Data extract:
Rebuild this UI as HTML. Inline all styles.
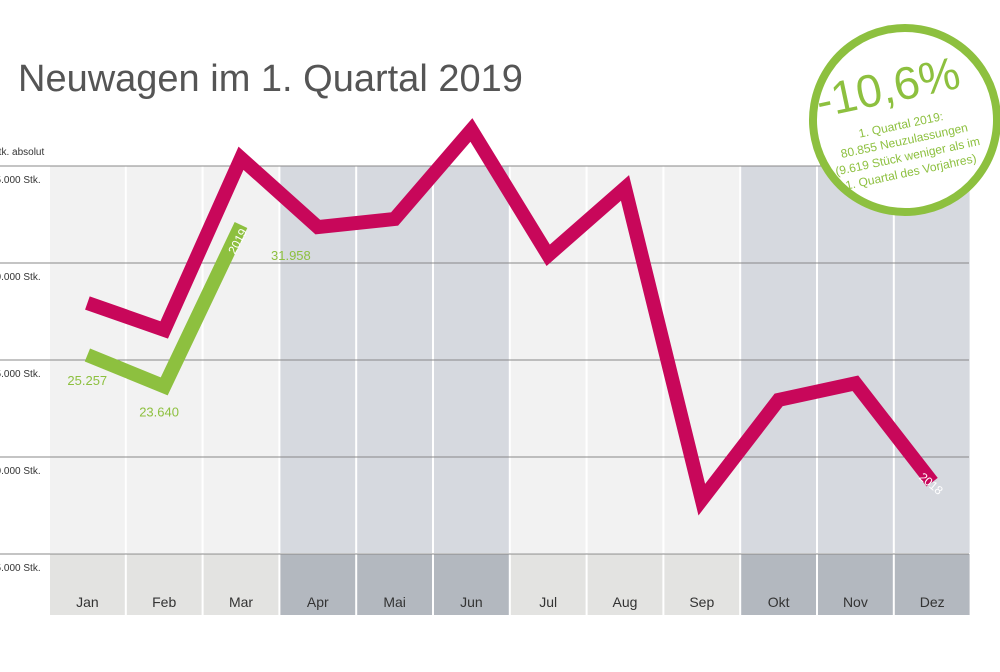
<!DOCTYPE html>
<html><head><meta charset="utf-8"><style>
body{margin:0;background:#fff;width:1000px;height:667px;overflow:hidden;font-family:"Liberation Sans",sans-serif}
</style></head><body>
<svg width="1000" height="667" id="chart">
<text x="18" y="91" font-size="38" fill="#555">Neuwagen im 1. Quartal 2019</text>
<text x="-8" y="155" font-size="10" fill="#333">Stk. absolut</text>
<g id="cols"></g><g id="grid"></g><g id="lines"></g>
<g transform="translate(905,120) rotate(-12)">
<circle r="92" fill="#fff" stroke="#8dc03f" stroke-width="8"/>
<text x="-10" y="-20" font-size="46" fill="#8dc03f" text-anchor="middle">-10,6%</text>
<text x="-5" y="8" font-size="12" fill="#8dc03f" text-anchor="middle">1. Quartal 2019:</text>
<text x="-5" y="24" font-size="12" fill="#8dc03f" text-anchor="middle">80.855 Neuzulassungen</text>
<text x="-5" y="40" font-size="12" fill="#8dc03f" text-anchor="middle">(9.619 Stück weniger als im</text>
<text x="-5" y="56" font-size="12" fill="#8dc03f" text-anchor="middle">1. Quartal des Vorjahres)</text>
</g>
</svg>
<script>
const months=["Jan","Feb","Mar","Apr","Mai","Jun","Jul","Aug","Sep","Okt","Nov","Dez"];
const dark=[0,0,0,1,1,1,0,0,0,1,1,1];
const ticks=[35000,30000,25000,20000,15000];
const tickLabels=["35.000 Stk.","30.000 Stk.","25.000 Stk.","20.000 Stk.","15.000 Stk."];
const v2018=[27940,26550,35400,31850,32270,36860,30400,33870,17800,22940,23800,18700];
const v2019=[25257,23640,31958];
const labels2019=["25.257","23.640","31.958"];
const NS="http://www.w3.org/2000/svg";
const x0=49,step=76.8;
const xC=i=>x0+step*i+step/2;
const y=v=>360-(v-25000)*0.0194;
function mk(t,a,p){const e=document.createElementNS(NS,t);for(const k in a)e.setAttribute(k,a[k]);p.appendChild(e);return e;}
const cols=document.getElementById('cols'),grid=document.getElementById('grid'),lines=document.getElementById('lines');
months.forEach((m,i)=>{
 const r=mk('rect',{x:x0+step*i+1,y:166,width:step-2,height:387,fill:dark[i]?'#d6d9df':'#f2f2f2'},cols);
 
 
 const s=mk('rect',{x:x0+step*i+1,y:554,width:step-2,height:61,fill:dark[i]?'#b3b8bf':'#e3e3e1'},cols);
 
 
 const t=mk('text',{x:xC(i),y:607,'font-size':14,fill:'#333','text-anchor':'middle'},cols);t.textContent=m;
 
 
});
ticks.forEach((v,i)=>{
 const l=mk('line',{x1:0,x2:969,y1:y(v),y2:y(v),stroke:'#888','stroke-width':1},grid);
 
 
 const t=mk('text',{x:-10,y:y(v)+17,'font-size':10,fill:'#333'},grid);t.textContent=tickLabels[i];
 
 
});
const p18=mk('polyline',{points:v2018.map((v,i)=>xC(i)+','+y(v)).join(' '),fill:'none',stroke:'#c8075a','stroke-width':14,'stroke-linejoin':'miter','stroke-miterlimit':10},lines);


const p19=mk('polyline',{points:v2019.map((v,i)=>xC(i)+','+y(v)).join(' '),fill:'none',stroke:'#8dc03f','stroke-width':14,'stroke-miterlimit':10},lines);


const lo=[[-20,30],[-25,30],[30,35]];
v2019.forEach((v,i)=>{
 const t=mk('text',{x:xC(i)+lo[i][0],y:y(v)+lo[i][1],'font-size':13,fill:'#8dc03f'},lines);t.textContent=labels2019[i];
 
 
});
const l19=mk('text',{x:0,y:0,'font-size':12,fill:'#fff',transform:`translate(${xC(2)-6},${y(v2019[2])+30}) rotate(-62)`},lines);l19.textContent='2019';


const l18=mk('text',{x:0,y:0,'font-size':12,fill:'#fff',transform:`translate(${xC(11)-14},${y(v2018[11])-4}) rotate(40)`},lines);l18.textContent='2018';


</script>
</body></html>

Aim of the task:
Transcribe the full listing above exactly, with the images removed.

Written answer:
Rebuild this UI as HTML. Inline all styles.
<!DOCTYPE html>
<html><head><meta charset="utf-8"><style>
body{margin:0;background:#fff;width:1000px;height:667px;overflow:hidden;font-family:"Liberation Sans",sans-serif}
</style></head><body>
<svg width="1000" height="667" id="chart">
<text x="18" y="91" font-size="38" fill="#555">Neuwagen im 1. Quartal 2019</text>
<text x="-8" y="155" font-size="10" fill="#333">Stk. absolut</text>
<g id="cols"></g><g id="grid"></g><g id="lines"></g>
<g transform="translate(905,120) rotate(-12)">
<circle r="92" fill="#fff" stroke="#8dc03f" stroke-width="8"/>
<text x="-10" y="-20" font-size="46" fill="#8dc03f" text-anchor="middle">-10,6%</text>
<text x="-5" y="8" font-size="12" fill="#8dc03f" text-anchor="middle">1. Quartal 2019:</text>
<text x="-5" y="24" font-size="12" fill="#8dc03f" text-anchor="middle">80.855 Neuzulassungen</text>
<text x="-5" y="40" font-size="12" fill="#8dc03f" text-anchor="middle">(9.619 Stück weniger als im</text>
<text x="-5" y="56" font-size="12" fill="#8dc03f" text-anchor="middle">1. Quartal des Vorjahres)</text>
</g>
</svg>
<script>
const months=["Jan","Feb","Mar","Apr","Mai","Jun","Jul","Aug","Sep","Okt","Nov","Dez"];
const dark=[0,0,0,1,1,1,0,0,0,1,1,1];
const ticks=[35000,30000,25000,20000,15000];
const tickLabels=["35.000 Stk.","30.000 Stk.","25.000 Stk.","20.000 Stk.","15.000 Stk."];
const v2018=[27940,26550,35400,31850,32270,36860,30400,33870,17800,22940,23800,18700];
const v2019=[25257,23640,31958];
const labels2019=["25.257","23.640","31.958"];
const NS="http://www.w3.org/2000/svg";
const x0=49,step=76.8;
const xC=i=>x0+step*i+step/2;
const y=v=>360-(v-25000)*0.0194;
function mk(t,a,p){const e=document.createElementNS(NS,t);for(const k in a)e.setAttribute(k,a[k]);p.appendChild(e);return e;}
const cols=document.getElementById('cols'),grid=document.getElementById('grid'),lines=document.getElementById('lines');
months.forEach((m,i)=>{
 const r=mk('rect',{x:x0+step*i+1,y:166,width:step-2,height:387,fill:dark[i]?'#d6d9df':'#f2f2f2'},cols);
 
 
 const s=mk('rect',{x:x0+step*i+1,y:554,width:step-2,height:61,fill:dark[i]?'#b3b8bf':'#e3e3e1'},cols);
 
 
 const t=mk('text',{x:xC(i),y:607,'font-size':14,fill:'#333','text-anchor':'middle'},cols);t.textContent=m;
 
 
});
ticks.forEach((v,i)=>{
 const l=mk('line',{x1:0,x2:969,y1:y(v),y2:y(v),stroke:'#888','stroke-width':1},grid);
 
 
 const t=mk('text',{x:-10,y:y(v)+17,'font-size':10,fill:'#333'},grid);t.textContent=tickLabels[i];
 
 
});
const p18=mk('polyline',{points:v2018.map((v,i)=>xC(i)+','+y(v)).join(' '),fill:'none',stroke:'#c8075a','stroke-width':14,'stroke-linejoin':'miter','stroke-miterlimit':10},lines);


const p19=mk('polyline',{points:v2019.map((v,i)=>xC(i)+','+y(v)).join(' '),fill:'none',stroke:'#8dc03f','stroke-width':14,'stroke-miterlimit':10},lines);


const lo=[[-20,30],[-25,30],[30,35]];
v2019.forEach((v,i)=>{
 const t=mk('text',{x:xC(i)+lo[i][0],y:y(v)+lo[i][1],'font-size':13,fill:'#8dc03f'},lines);t.textContent=labels2019[i];
 
 
});
const l19=mk('text',{x:0,y:0,'font-size':12,fill:'#fff',transform:`translate(${xC(2)-6},${y(v2019[2])+30}) rotate(-62)`},lines);l19.textContent='2019';


const l18=mk('text',{x:0,y:0,'font-size':12,fill:'#fff',transform:`translate(${xC(11)-14},${y(v2018[11])-4}) rotate(40)`},lines);l18.textContent='2018';


</script>
</body></html>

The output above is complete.